Pizzaballa, citando l’espressione di un noto rabbino, ha detto tra gli applausi del pubblico del Meeting che “nessuna religione è un’isola”. “Abbiamo bisogno di relazionarci – ha sottolineato -, e questo accettando l’altro per quello che è. Non imporre se stessi. L’impressione è che siamo tornati a essere un po’ isole, ma bisogna alzare la sguardo, e capire che non siamo isole”.
I momenti difficili
“Nei primi mesi da ottobre ci sono stati momenti difficili per la nostra diocesi. La nostra diocesi copre quattro nazioni diverse: Giordania, Israele, Palestina e Cipro. Israele arabo ma anche Israele ebraico. Avevamo persone a Gaza sotto le bombe israeliane, ma avevamo anche cattolici, cristiani, che facevano servizio militare. Quindi su fronti completamente diversi”. Lo spiega il cardinale Pierbattista Pizzaballa, patriarca latino di Gerusalemme a Rimini. “Questo per dire innanzitutto che il Cristianesimo astratto non esiste, il cristianesimo è sempre incarnato – rileva -. E quindi fare i conti anche con le proprie appartenenze. Il cristiano israeliano è israeliano e il cristiano palestinese è palestinese, in tutto e per tutto”. A detta del patriarca, “curare l’unità non è stato semplice: è chiaro che tu appartieni al tuo popolo, però c’è anche un’appartenenza a Cristo che ti deve aiutare anche ad avere uno sguardo differente. E non è sempre così immediato”. Secondo Pizzaballa, che cita il Vangelo dei Getsemani, “una delle tentazioni è non voler vedere cosa sta accadendo, con una sorta di devozionismo sofisticato, dove ci sono preghiera, liturgia, sacramenti, ma non voglio vedere ciò che accade attorno a me. Ed è una possibile risposta”. “L’altra possibile è di fuggire, andare via – aggiunge -, non voler vedere quello che accade, ma non volerci neanche fare i conti. L’altra è prendere la spada, passare alla lotta. La risposta di Gesù è stata di consegnarsi, che non significa arrenderci, ma donare la vita, cioè affidare la propria vita a Dio. Avere fiducia”.
“Diciamo che, siamo sinceri, nessuno è in attesa che la comunità cristiana faccia qualcosa e risolva i problemi.

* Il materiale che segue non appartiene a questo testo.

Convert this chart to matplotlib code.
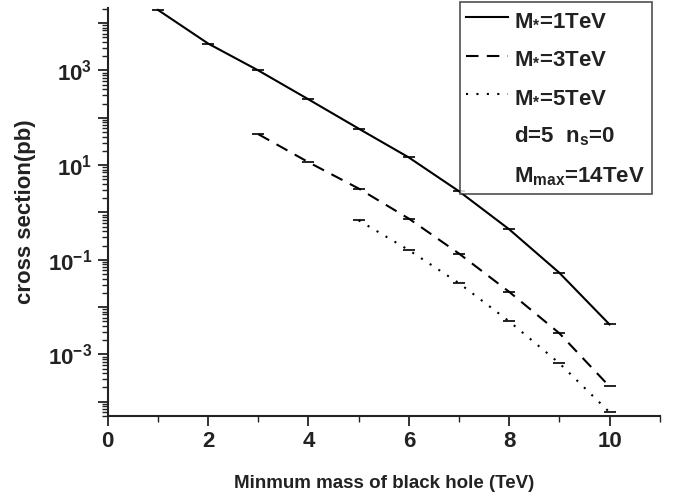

Politicamente siamo più o meno irrilevanti, se lo posso dire: questo farà arrabbiare qualcuno, ma è così”. “La prima cosa è stare lì, esserci – sottolinea il cardinale -. Non cadere della tentazione di volere per forza avere un ruolo in questa situazione, ma essere capaci di dire una parola. Innanzitutto sostenere la propria comunità e incoraggiare. Ed essere presenti: non possiamo risolvere tutti i problemi però dobbiamo essere presenti”. “Molto spesso succede che quando c’era una crisi e tu eri in una difficoltà la prima domanda che ti fanno è ‘Tu dov’eri?’ La risposta dev’essere: ‘ero lì’. Bisogna esserci”, ha affermato. “Poi – ha proseguito – sostenere e aiutare anche dal punto di vista materiale, là dov’è possibile e come è possibile, non soltanto i propri, ma anche gli altri”. Secondo Pizzaballa, “uno dei motivi, ad esempio, in cui la nostra comunità, la piccola parrocchia di Gaza, poco più di 600 persone ormai rimaste, ancora riesce ad avere un suo dinamismo è che non è ripiegata su se stessa in attesa che finisca la guerra, ma cerca di aiutare, con il nostro supporto, naturalmente, e distribuire degli aiuti, viveri, così via, quindi aiutarsi”. Infine , ha concluso, “serve ‘parresia’: noi non possiamo risolvere i problemi, però possiamo dire una parola di verità, in cui la gente si possa riconoscere, senza però diventare parte di uno scontro. Credo che questo sia un ruolo che la Chiesa può portare”.
“E’ un dramma l’antisemitismo. Un conto è criticare la politica di un governo, che può essere legittimo. Un conto dire ‘non puoi essere ebreo’: questo è inaccettabile. E dev’essere condannato”, continua Pizzaballa.. “Anche qui sono narrative escludenti: pro-Palestina, pro-Israele. Uno esclude l’altro e così via”, sottolinea il porporato. “Per cui bisogna, e anche qui la responsabilità dei religiosi è importante, anche se l’antisemitismo attuale ha un’impronta più politica che religiosa, evitare di diventare strumentali a questo – afferma Pizzaballa -. E creare questa cultura di relazioni, di accoglienza l’uno nei confronti dell’altro, dove nessuno è escluso”. E secondo il patriarca, “l’antisemitismo è un po’ una cartina al tornasole per capire anche quali sono i modelli su cui la società si mantiene, si costruisce. Quando tu dici, ‘tu perché sei ebreo’, ‘tu perché sei musulmano’, anche, l’islamofobia dall’altro lato, o altrove ‘perché sei cristiano, non hai diritti, devi essere escluso’ eccetera, è un momento di grande decadenza della civiltà”. “La civiltà si costruisce ‘con’, non ‘contro'”, conclude.